= Required work =
The data below should be restated word for word, with every picture omitted.

= Raw data =
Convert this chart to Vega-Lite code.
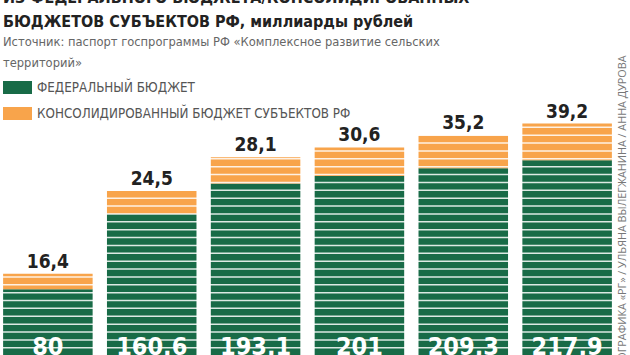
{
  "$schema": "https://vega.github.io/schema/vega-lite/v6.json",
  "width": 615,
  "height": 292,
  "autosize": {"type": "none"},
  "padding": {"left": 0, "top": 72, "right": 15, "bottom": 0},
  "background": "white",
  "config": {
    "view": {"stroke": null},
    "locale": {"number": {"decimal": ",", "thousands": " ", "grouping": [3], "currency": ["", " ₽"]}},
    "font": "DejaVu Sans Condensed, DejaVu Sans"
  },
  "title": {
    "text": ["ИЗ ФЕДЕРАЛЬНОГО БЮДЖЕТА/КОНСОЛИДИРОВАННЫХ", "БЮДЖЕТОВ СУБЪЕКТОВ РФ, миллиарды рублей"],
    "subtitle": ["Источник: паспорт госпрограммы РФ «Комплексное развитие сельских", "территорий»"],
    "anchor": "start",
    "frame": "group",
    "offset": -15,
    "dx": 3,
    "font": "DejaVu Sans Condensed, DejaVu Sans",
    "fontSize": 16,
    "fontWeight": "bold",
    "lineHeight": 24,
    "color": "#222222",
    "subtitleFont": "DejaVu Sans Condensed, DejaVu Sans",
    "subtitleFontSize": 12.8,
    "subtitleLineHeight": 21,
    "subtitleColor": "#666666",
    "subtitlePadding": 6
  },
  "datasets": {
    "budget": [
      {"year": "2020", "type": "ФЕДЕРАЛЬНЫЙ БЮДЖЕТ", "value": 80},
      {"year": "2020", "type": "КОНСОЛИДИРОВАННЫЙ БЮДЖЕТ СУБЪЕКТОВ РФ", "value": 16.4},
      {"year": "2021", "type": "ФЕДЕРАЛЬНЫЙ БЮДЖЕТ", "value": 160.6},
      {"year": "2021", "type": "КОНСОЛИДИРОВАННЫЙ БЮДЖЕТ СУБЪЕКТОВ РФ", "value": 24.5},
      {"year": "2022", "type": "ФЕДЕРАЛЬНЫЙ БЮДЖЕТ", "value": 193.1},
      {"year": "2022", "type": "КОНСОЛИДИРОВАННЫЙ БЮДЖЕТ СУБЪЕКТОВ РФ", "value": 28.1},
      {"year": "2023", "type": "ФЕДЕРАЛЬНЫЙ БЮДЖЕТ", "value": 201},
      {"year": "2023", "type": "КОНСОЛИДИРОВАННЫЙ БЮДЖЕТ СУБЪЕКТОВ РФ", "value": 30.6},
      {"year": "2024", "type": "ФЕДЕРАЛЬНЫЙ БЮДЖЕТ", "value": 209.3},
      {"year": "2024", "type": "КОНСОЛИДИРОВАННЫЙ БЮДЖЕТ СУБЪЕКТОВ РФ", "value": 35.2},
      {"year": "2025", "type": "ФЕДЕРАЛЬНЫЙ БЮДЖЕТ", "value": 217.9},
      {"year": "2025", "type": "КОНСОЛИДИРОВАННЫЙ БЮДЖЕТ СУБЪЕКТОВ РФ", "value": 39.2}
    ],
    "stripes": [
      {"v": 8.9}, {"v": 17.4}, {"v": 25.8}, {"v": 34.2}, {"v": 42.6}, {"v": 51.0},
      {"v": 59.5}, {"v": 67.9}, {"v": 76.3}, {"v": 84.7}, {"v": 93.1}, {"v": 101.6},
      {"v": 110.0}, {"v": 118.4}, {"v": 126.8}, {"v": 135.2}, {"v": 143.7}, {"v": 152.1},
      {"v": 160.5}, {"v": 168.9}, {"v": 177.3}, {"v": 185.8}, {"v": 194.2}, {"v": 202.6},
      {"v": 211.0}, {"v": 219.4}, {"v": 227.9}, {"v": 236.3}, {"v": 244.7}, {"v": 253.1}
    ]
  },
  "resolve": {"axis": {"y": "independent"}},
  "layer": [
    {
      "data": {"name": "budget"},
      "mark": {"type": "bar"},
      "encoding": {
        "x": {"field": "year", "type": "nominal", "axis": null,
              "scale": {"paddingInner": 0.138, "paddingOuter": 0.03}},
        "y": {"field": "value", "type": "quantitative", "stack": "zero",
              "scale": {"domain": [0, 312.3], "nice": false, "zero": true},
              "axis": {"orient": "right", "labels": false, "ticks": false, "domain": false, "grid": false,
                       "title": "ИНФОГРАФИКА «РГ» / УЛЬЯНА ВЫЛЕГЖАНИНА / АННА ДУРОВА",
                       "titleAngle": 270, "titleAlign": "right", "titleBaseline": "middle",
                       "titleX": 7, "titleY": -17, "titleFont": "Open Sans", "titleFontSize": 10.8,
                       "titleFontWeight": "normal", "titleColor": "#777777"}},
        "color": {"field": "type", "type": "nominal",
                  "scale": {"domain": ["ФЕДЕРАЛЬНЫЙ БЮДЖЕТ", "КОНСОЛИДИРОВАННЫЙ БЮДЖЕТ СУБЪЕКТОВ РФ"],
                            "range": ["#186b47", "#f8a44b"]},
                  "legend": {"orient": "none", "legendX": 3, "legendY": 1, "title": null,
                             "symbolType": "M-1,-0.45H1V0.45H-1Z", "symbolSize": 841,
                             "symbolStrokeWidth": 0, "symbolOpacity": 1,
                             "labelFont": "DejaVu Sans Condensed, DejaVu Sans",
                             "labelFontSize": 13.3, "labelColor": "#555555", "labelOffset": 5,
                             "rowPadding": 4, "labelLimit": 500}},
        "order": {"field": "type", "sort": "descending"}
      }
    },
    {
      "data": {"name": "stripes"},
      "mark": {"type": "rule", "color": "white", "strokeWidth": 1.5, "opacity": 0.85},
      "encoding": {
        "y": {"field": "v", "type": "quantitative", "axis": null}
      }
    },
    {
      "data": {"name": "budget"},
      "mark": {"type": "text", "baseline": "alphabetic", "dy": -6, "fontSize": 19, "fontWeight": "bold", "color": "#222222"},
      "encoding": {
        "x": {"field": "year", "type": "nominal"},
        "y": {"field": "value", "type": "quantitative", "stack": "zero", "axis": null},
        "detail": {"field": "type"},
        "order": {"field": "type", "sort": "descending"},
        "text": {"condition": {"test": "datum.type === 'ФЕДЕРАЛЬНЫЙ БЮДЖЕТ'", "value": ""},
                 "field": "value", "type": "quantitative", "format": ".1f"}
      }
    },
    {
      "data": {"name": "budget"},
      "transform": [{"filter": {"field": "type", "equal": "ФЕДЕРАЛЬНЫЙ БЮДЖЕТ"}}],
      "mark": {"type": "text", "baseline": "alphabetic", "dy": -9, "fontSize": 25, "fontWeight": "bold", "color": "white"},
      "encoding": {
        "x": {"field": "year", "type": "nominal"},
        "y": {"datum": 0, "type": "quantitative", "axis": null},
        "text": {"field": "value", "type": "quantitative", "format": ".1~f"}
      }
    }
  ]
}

= Exercise result =
Convert this chart to Vega-Lite code.
{
  "$schema": "https://vega.github.io/schema/vega-lite/v6.json",
  "width": 615,
  "height": 292,
  "autosize": {"type": "none"},
  "padding": {"left": 0, "top": 72, "right": 15, "bottom": 0},
  "background": "white",
  "config": {
    "view": {"stroke": null},
    "locale": {"number": {"decimal": ",", "thousands": " ", "grouping": [3], "currency": ["", " ₽"]}},
    "font": "DejaVu Sans Condensed, DejaVu Sans"
  },
  "title": {
    "text": ["ИЗ ФЕДЕРАЛЬНОГО БЮДЖЕТА/КОНСОЛИДИРОВАННЫХ", "БЮДЖЕТОВ СУБЪЕКТОВ РФ, миллиарды рублей"],
    "subtitle": ["Источник: паспорт госпрограммы РФ «Комплексное развитие сельских", "территорий»"],
    "anchor": "start",
    "frame": "group",
    "offset": -15,
    "dx": 3,
    "font": "DejaVu Sans Condensed, DejaVu Sans",
    "fontSize": 16,
    "fontWeight": "bold",
    "lineHeight": 24,
    "color": "#222222",
    "subtitleFont": "DejaVu Sans Condensed, DejaVu Sans",
    "subtitleFontSize": 12.8,
    "subtitleLineHeight": 21,
    "subtitleColor": "#666666",
    "subtitlePadding": 6
  },
  "datasets": {
    "budget": [
      {"year": "2020", "type": "ФЕДЕРАЛЬНЫЙ БЮДЖЕТ", "value": 80},
      {"year": "2020", "type": "КОНСОЛИДИРОВАННЫЙ БЮДЖЕТ СУБЪЕКТОВ РФ", "value": 16.4},
      {"year": "2021", "type": "ФЕДЕРАЛЬНЫЙ БЮДЖЕТ", "value": 160.6},
      {"year": "2021", "type": "КОНСОЛИДИРОВАННЫЙ БЮДЖЕТ СУБЪЕКТОВ РФ", "value": 24.5},
      {"year": "2022", "type": "ФЕДЕРАЛЬНЫЙ БЮДЖЕТ", "value": 193.1},
      {"year": "2022", "type": "КОНСОЛИДИРОВАННЫЙ БЮДЖЕТ СУБЪЕКТОВ РФ", "value": 28.1},
      {"year": "2023", "type": "ФЕДЕРАЛЬНЫЙ БЮДЖЕТ", "value": 201},
      {"year": "2023", "type": "КОНСОЛИДИРОВАННЫЙ БЮДЖЕТ СУБЪЕКТОВ РФ", "value": 30.6},
      {"year": "2024", "type": "ФЕДЕРАЛЬНЫЙ БЮДЖЕТ", "value": 209.3},
      {"year": "2024", "type": "КОНСОЛИДИРОВАННЫЙ БЮДЖЕТ СУБЪЕКТОВ РФ", "value": 35.2},
      {"year": "2025", "type": "ФЕДЕРАЛЬНЫЙ БЮДЖЕТ", "value": 217.9},
      {"year": "2025", "type": "КОНСОЛИДИРОВАННЫЙ БЮДЖЕТ СУБЪЕКТОВ РФ", "value": 39.2}
    ],
    "stripes": [
      {"v": 8.9}, {"v": 17.4}, {"v": 25.8}, {"v": 34.2}, {"v": 42.6}, {"v": 51.0},
      {"v": 59.5}, {"v": 67.9}, {"v": 76.3}, {"v": 84.7}, {"v": 93.1}, {"v": 101.6},
      {"v": 110.0}, {"v": 118.4}, {"v": 126.8}, {"v": 135.2}, {"v": 143.7}, {"v": 152.1},
      {"v": 160.5}, {"v": 168.9}, {"v": 177.3}, {"v": 185.8}, {"v": 194.2}, {"v": 202.6},
      {"v": 211.0}, {"v": 219.4}, {"v": 227.9}, {"v": 236.3}, {"v": 244.7}, {"v": 253.1}
    ]
  },
  "resolve": {"axis": {"y": "independent"}},
  "layer": [
    {
      "data": {"name": "budget"},
      "mark": {"type": "bar"},
      "encoding": {
        "x": {"field": "year", "type": "nominal", "axis": null,
              "scale": {"paddingInner": 0.138, "paddingOuter": 0.03}},
        "y": {"field": "value", "type": "quantitative", "stack": "zero",
              "scale": {"domain": [0, 312.3], "nice": false, "zero": true},
              "axis": {"orient": "right", "labels": false, "ticks": false, "domain": false, "grid": false,
                       "title": "ИНФОГРАФИКА «РГ» / УЛЬЯНА ВЫЛЕГЖАНИНА / АННА ДУРОВА",
                       "titleAngle": 270, "titleAlign": "right", "titleBaseline": "middle",
                       "titleX": 7, "titleY": -17, "titleFont": "Open Sans", "titleFontSize": 10.8,
                       "titleFontWeight": "normal", "titleColor": "#777777"}},
        "color": {"field": "type", "type": "nominal",
                  "scale": {"domain": ["ФЕДЕРАЛЬНЫЙ БЮДЖЕТ", "КОНСОЛИДИРОВАННЫЙ БЮДЖЕТ СУБЪЕКТОВ РФ"],
                            "range": ["#186b47", "#f8a44b"]},
                  "legend": {"orient": "none", "legendX": 3, "legendY": 1, "title": null,
                             "symbolType": "M-1,-0.45H1V0.45H-1Z", "symbolSize": 841,
                             "symbolStrokeWidth": 0, "symbolOpacity": 1,
                             "labelFont": "DejaVu Sans Condensed, DejaVu Sans",
                             "labelFontSize": 13.3, "labelColor": "#555555", "labelOffset": 5,
                             "rowPadding": 4, "labelLimit": 500}},
        "order": {"field": "type", "sort": "descending"}
      }
    },
    {
      "data": {"name": "stripes"},
      "mark": {"type": "rule", "color": "white", "strokeWidth": 1.5, "opacity": 0.85},
      "encoding": {
        "y": {"field": "v", "type": "quantitative", "axis": null}
      }
    },
    {
      "data": {"name": "budget"},
      "mark": {"type": "text", "baseline": "alphabetic", "dy": -6, "fontSize": 19, "fontWeight": "bold", "color": "#222222"},
      "encoding": {
        "x": {"field": "year", "type": "nominal"},
        "y": {"field": "value", "type": "quantitative", "stack": "zero", "axis": null},
        "detail": {"field": "type"},
        "order": {"field": "type", "sort": "descending"},
        "text": {"condition": {"test": "datum.type === 'ФЕДЕРАЛЬНЫЙ БЮДЖЕТ'", "value": ""},
                 "field": "value", "type": "quantitative", "format": ".1f"}
      }
    },
    {
      "data": {"name": "budget"},
      "transform": [{"filter": {"field": "type", "equal": "ФЕДЕРАЛЬНЫЙ БЮДЖЕТ"}}],
      "mark": {"type": "text", "baseline": "alphabetic", "dy": -9, "fontSize": 25, "fontWeight": "bold", "color": "white"},
      "encoding": {
        "x": {"field": "year", "type": "nominal"},
        "y": {"datum": 0, "type": "quantitative", "axis": null},
        "text": {"field": "value", "type": "quantitative", "format": ".1~f"}
      }
    }
  ]
}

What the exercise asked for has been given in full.